Artscape, the annual Baltimore cultural festival, will host the 36th iteration of the long running event July 21-23. This year’s theme is “Camp Artscape: Adventure Awaits.”
Friday night’s headliner will be legendary R&B artist Sheila E. Festivals Director, Kathleen Hornig, said in a statement, “Sheila E. has been on our wishlist for a couple of years and when we saw that she was available on our dates, we jumped right on it. We’re really excited to start Artscape with such a strong female lead.”
The weekend long festival will have a strong African-American presence.
The Morgan State University Sound Off Live! Stage will host a diverse mix of music from the winners of Sound Off Live! and local and regional singers and bands. On July 21the stage hosted by the HBCU will host Fruition Experience, a neo-soul group which produces “uplifting music that taps on your conscious mind and feeds your soul.” The group will be performing at 4:30 p.m.
On Saturday, the Sound Off Live! Stage will host High-Brid Band, an all-African American rock band who aims to bring a new genre of music to the current generation. The band will be performing early on Saturday at 12:30 p.m. Right after High-Brid Band performs, Wordsmith, a hip-hop artist and entrepreneur, will be performing with his mission of entertaining and educating through the “Message of Purpose.” The rapper leads by example through producing clean, marketable “music for the masses.”
Sheila E. will not be the only African-American to grace Artscape’s Main Stage. Right before her performance, April Sampe, a neo-soul artist will take the stage at 6 p.m. on Friday. On Sunday, T.K. Blue, an electric blues saxophonist will perform on the Main Stage early at noon.
The festival will close on Sunday with an African-American presence. Soul band Robert Randolph & The Family Band will take the Artscape Main Stage at 6:30, closing on the annual festival which brings revelers from all across the country.
This years’ festival will offer new and revived experiences, such as “Film at Artscape” which shows short films varying from animation, drama, documentaries and comedies at Parkway Theatre, home of the Maryland Film Festival. The films will be featured Saturday and Sunday from noon to 6 p.m. with a Q&A discussion with the filmmakers after the premiere.
New this year is The Mess Hall, an interactive area with demonstrations and performances, featuring culinary arts, camp and outdoor-related education and entertainment.
Camp NASA: The Universe Awaits, is also a new exhibit featuring educational and interactive hands-on activities for “would-be space explorers of all ages.” Observers can see what life is like on the International Space Station, touch a moon rock and train like an astronaut. There will even be scale models of the next generation rockets which will transport humans to Mars.

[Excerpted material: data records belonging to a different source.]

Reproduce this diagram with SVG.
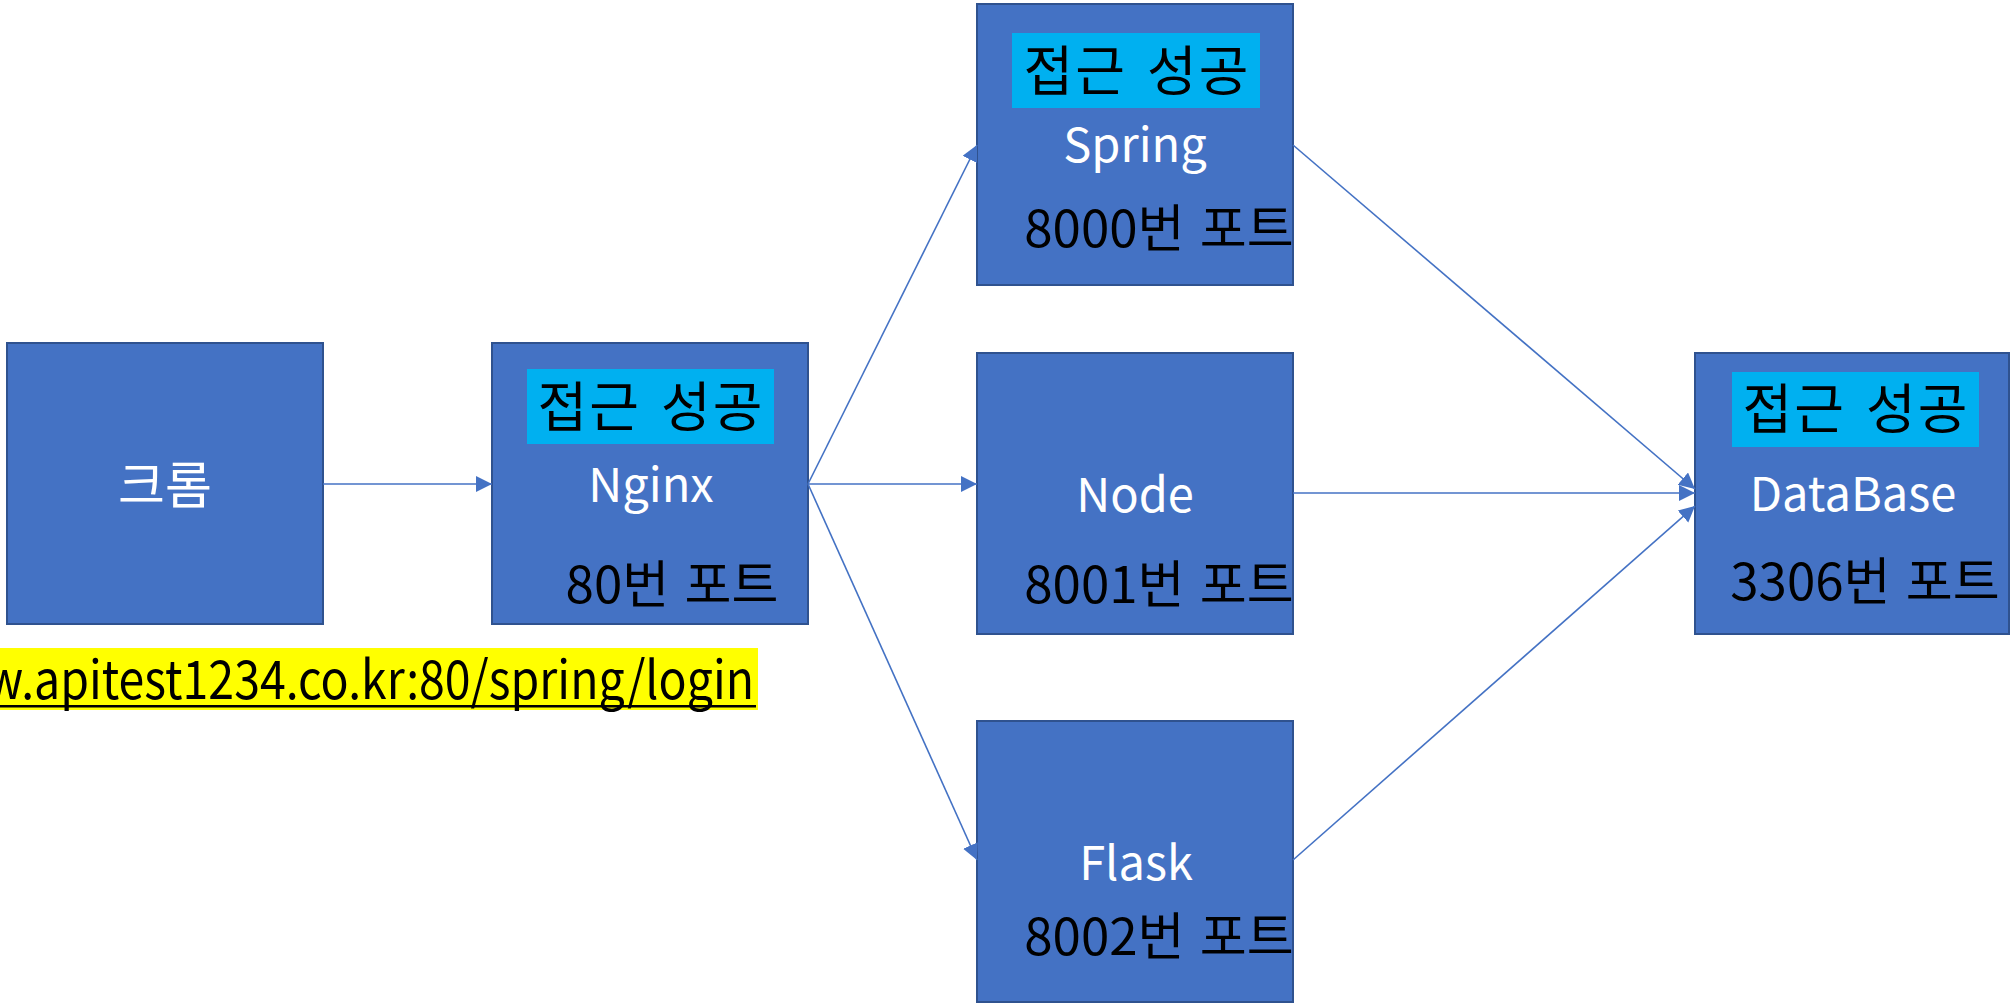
<svg xmlns="http://www.w3.org/2000/svg" width="2012" height="1004" viewBox="0 0 2012 1004">
<defs>
<style>
.box{fill:#4472C4;stroke:#2F528F;stroke-width:2}
.hl{fill:#00B0F0}
.t{font-family:"Noto Sans CJK KR","Noto Sans",sans-serif;text-anchor:middle}
.en{font-size:47px;fill:#FFFFFF}
.ok{font-size:54px;letter-spacing:2px;word-spacing:6px;fill:#000000}
.port{font-size:51px;word-spacing:4px;fill:#000000}
.kr{font-size:51px;fill:#FFFFFF}
.con{stroke:#4472C4;stroke-width:1.6;fill:none;marker-end:url(#arr)}
</style>
<marker id="arr" markerUnits="userSpaceOnUse" markerWidth="18" markerHeight="18" refX="16" refY="8" orient="auto">
<path d="M0,0 L16,8 L0,16 z" fill="#4472C4"/>
</marker>
</defs>
<rect width="2012" height="1004" fill="#FFFFFF"/>

<g id="chrome">
<rect class="box" x="7" y="343" width="316" height="281"/>
<text class="t kr" x="165" y="504">크롬</text>
</g>

<g id="url">
<rect x="0" y="648" width="758" height="62" fill="#FFFF00"/>
<text x="-14" y="699" font-family="'Noto Sans CJK KR','Noto Sans',sans-serif" font-size="53" fill="#000000" textLength="768" lengthAdjust="spacingAndGlyphs">w.apitest1234.co.kr:80/spring/login</text>
<rect x="0" y="705" width="756" height="2.5" fill="#000000"/>
</g>

<g id="nginx">
<rect class="box" x="492" y="343" width="316" height="281"/>
<rect class="hl" x="527" y="369" width="247" height="75"/>
<text class="t ok" x="651" y="427">접근 성공</text>
<text class="t en" x="651" y="502">Nginx</text>
<text class="t port" x="672" y="603">80번 포트</text>
</g>

<g id="spring">
<rect class="box" x="977" y="4" width="316" height="281"/>
<rect class="hl" x="1012" y="33" width="248" height="75"/>
<text class="t ok" x="1137" y="91">접근 성공</text>
<text class="t en" x="1135" y="162">Spring</text>
<text class="t port" x="1159" y="247">8000번 포트</text>
</g>

<g id="node">
<rect class="box" x="977" y="353" width="316" height="281"/>
<text class="t en" x="1135" y="512">Node</text>
<text class="t port" x="1159" y="603">8001번 포트</text>
</g>

<g id="flask">
<rect class="box" x="977" y="721" width="316" height="281"/>
<text class="t en" x="1136" y="880">Flask</text>
<text class="t port" x="1159" y="955">8002번 포트</text>
</g>

<g id="database">
<rect class="box" x="1695" y="353" width="314" height="281"/>
<rect class="hl" x="1732" y="372" width="247" height="75"/>
<text class="t ok" x="1856" y="429">접근 성공</text>
<text class="t en" x="1853" y="511">DataBase</text>
<text class="t port" x="1865" y="600">3306번 포트</text>
</g>

<g id="connectors">
<line class="con" x1="323" y1="484" x2="492" y2="484"/>
<line class="con" x1="808" y1="484" x2="977" y2="145"/>
<line class="con" x1="808" y1="484" x2="977" y2="484"/>
<line class="con" x1="808" y1="484" x2="977" y2="860"/>
<line class="con" x1="1293" y1="145" x2="1695" y2="489"/>
<line class="con" x1="1293" y1="493" x2="1695" y2="493"/>
<line class="con" x1="1293" y1="860" x2="1695" y2="506"/>
</g>
</svg>
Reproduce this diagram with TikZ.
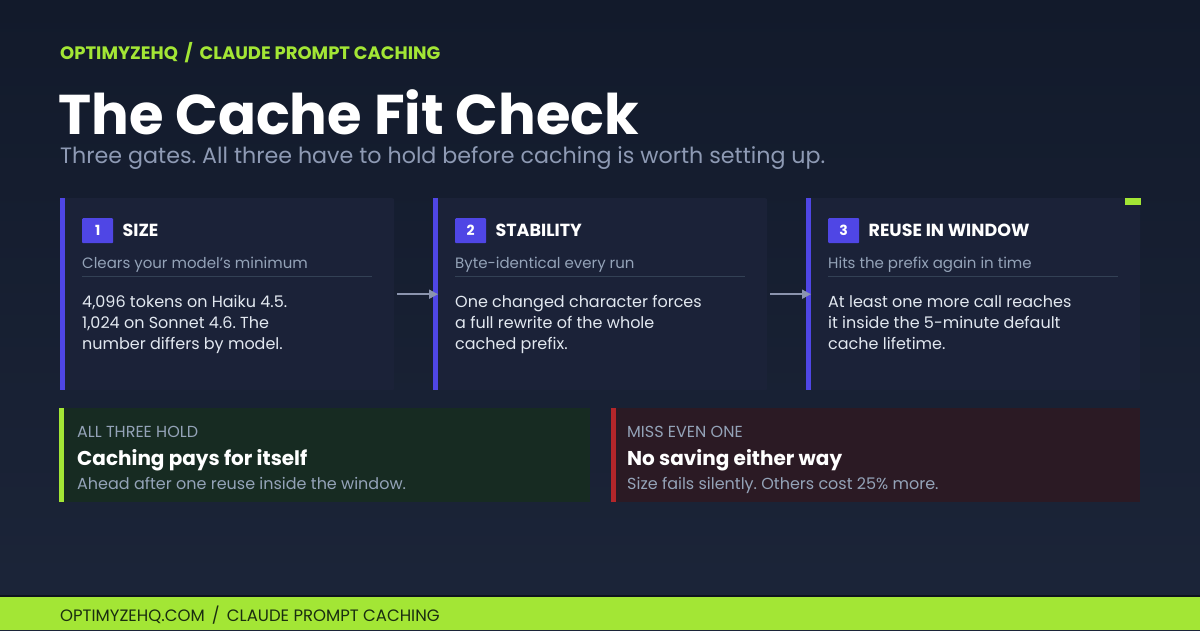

The Baltimore Youth Councilwillalso be there to create art and perform at open mic among various other activities.
Artscape is America’s largest free arts festival which is expected to attract over 350,000 people this year. It will take place in the Mount Royal neighborhood between Mount Royal Avenue and North Charles Street.
Last year’s festival was marred by arrests of peaceful protesters rallying against police misconduct. Around 65 protesters blocked off a ramp of I-83 which was already closed due to the festival. Community organizing group Baltimore Bloc filed a class action lawsuit against the Baltimore City Police Department over the arrests earlier this month.